Laying the keel or laying down is the formal recognition of the start of a ship's construction. It is often marked with a ceremony attended by dignitaries from the shipbuilding company and the ultimate owners of the ship.

Keel laying is one of the four specially celebrated events in a ship's life; the others are launching, commissioning, and decommissioning.

Earlier, the event recognized as the keel laying was the initial placement of the central timber making up the backbone of a vessel, called the keel. As steel ships replaced wooden ones, the central timber gave way to a central steel beam.

Modern ships are most commonly built in a series of pre-fabricated, complete hull sections rather than around a single keel. The event recognized as the keel laying is the first joining of modular components, or the lowering of the first module into place in the building dock. It is now often called "keel authentication" and is the ceremonial beginning of the ship's life, although some modules may have been started months before that stage of construction.

==Traditions==
Keel-related traditions from the times of wooden ships are said to bring luck to the ship during construction and to the captain and crew during her later life. They include placing a newly minted coin under the keel and constructing the ship over it, having the youngest apprentice place the coin, and, when the ship is finished, presenting the owners with the oak block on which the keel is laid. The tradition of the placement of coins derives from the mast stepping custom of placing coins under the mast and is believed to date back to Ancient Greece or Ancient Rome and were intended to "pay the ferryman" to convey the souls of the dead across the River Styx should the ship sink.

==US Navy traditions==
The first milestone in the history of a ship is the generally simple ceremony that marks the laying of the keel.

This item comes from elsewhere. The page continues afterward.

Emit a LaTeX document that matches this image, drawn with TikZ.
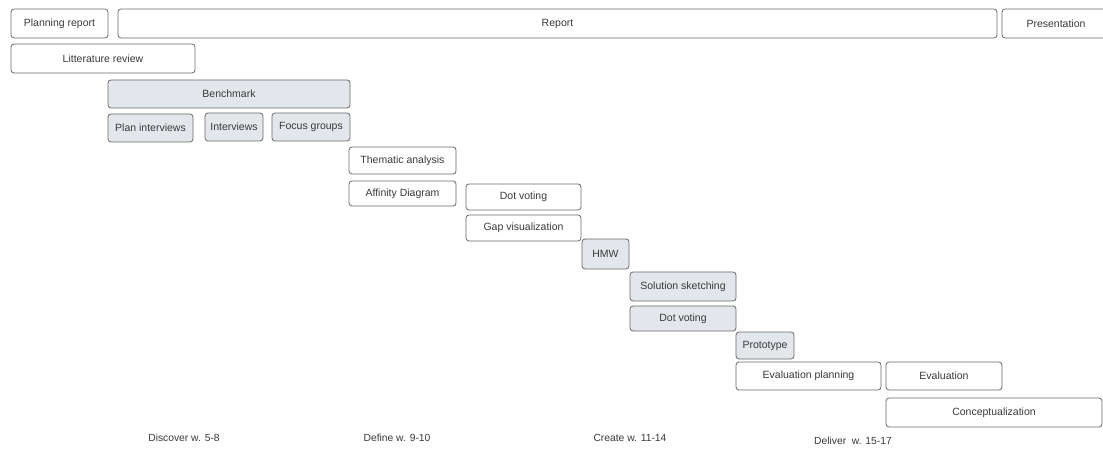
\documentclass[tikz,border=0pt]{standalone}
\usepackage{fontspec}
\setmainfont{Liberation Sans}
\definecolor{boxline}{HTML}{6A6A6A}
\definecolor{boxfill}{HTML}{E3E6EB}
\definecolor{boxtext}{HTML}{3A3A3A}
\tikzset{
    task/.style={draw=boxline, line width=0.8pt, rounded corners=3pt, text=boxtext,
        font=\fontsize{10.5}{12}\selectfont, inner sep=0pt},
    taskgray/.style={task, fill=boxfill},
    phase/.style={text=boxtext, font=\fontsize{10.3}{12}\selectfont, inner sep=0pt}
}
\begin{document}
\begin{tikzpicture}[x=1pt, y=-1pt]
        \useasboundingbox[fill=white] (0,0) rectangle (1103,454);

        % top row
        \node[task, minimum width=97pt, minimum height=29pt] (planrep) at (59.5,23.5) {Planning report};
        \node[task, minimum width=879pt, minimum height=29pt] (report) at (557.5,23.5) {Report};
        \node[task, minimum width=108pt, minimum height=29pt] (present) at (1056,23.5) {Presentation};
        \node[task, minimum width=184pt, minimum height=29pt] (litrev) at (103,58.5) {Litterature review};

        % discover
        \node[taskgray, minimum width=242pt, minimum height=28pt] (bench) at (229,94) {Benchmark};
        \node[taskgray, minimum width=85pt, minimum height=28pt] (planint) at (150.5,128) {Plan interviews};
        \node[taskgray, minimum width=58pt, minimum height=28pt] (interv) at (234,127) {Interviews};
        \node[taskgray, minimum width=78pt, minimum height=28pt] (focus) at (311,127) {Focus groups};

        % define
        \node[task, minimum width=107pt, minimum height=27pt] (thematic) at (402.5,160.5) {Thematic analysis};
        \node[task, minimum width=107pt, minimum height=25pt] (affinity) at (402.5,193.5) {Affinity Diagram};
        \node[task, minimum width=115pt, minimum height=26pt] (dotvoteA) at (523.5,197) {Dot voting};
        \node[task, minimum width=115pt, minimum height=26pt] (gapvis) at (523.5,228) {Gap visualization};

        % create
        \node[taskgray, minimum width=47pt, minimum height=30pt] (hmw) at (605.5,254) {HMW};
        \node[taskgray, minimum width=106pt, minimum height=29pt] (sketch) at (683,286.5) {Solution sketching};
        \node[taskgray, minimum width=106pt, minimum height=25pt] (dotvoteB) at (683,318.5) {Dot voting};
        \node[taskgray, minimum width=58pt, minimum height=27pt] (proto) at (765,345.5) {Prototype};

        % deliver
        \node[task, minimum width=145pt, minimum height=28pt] (evalplan) at (808.5,376) {Evaluation planning};
        \node[task, minimum width=116pt, minimum height=28pt] (eval) at (944,376) {Evaluation};
        \node[task, minimum width=216pt, minimum height=29pt] (concept) at (994,412.5) {Conceptualization};

        % phases
        \node[phase] (discover) at (184,438) {Discover w. 5-8};
        \node[phase] (define) at (397,438) {Define w. 9-10};
        \node[phase] (create) at (630,438) {Create w. 11-14};
        \node[phase] (deliver) at (853,441) {Deliver\ \ w. 15-17};
    \end{tikzpicture}
\end{document}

Shipyard officials issue invitations to the ceremony, and they conduct the ceremony. The builder may be the commander of a naval shipyard or the president of a private company. The ship's prospective name, without the "USS", is mentioned in the invitation, if known; otherwise, her type and number are given, e.g., DD 2217. For submarines, they do not have a keel to be laid; instead, the initials of the ship sponsor are welded on a steel plate during the ceremony. The plate will be mounted in a place of honor on the submarine once built.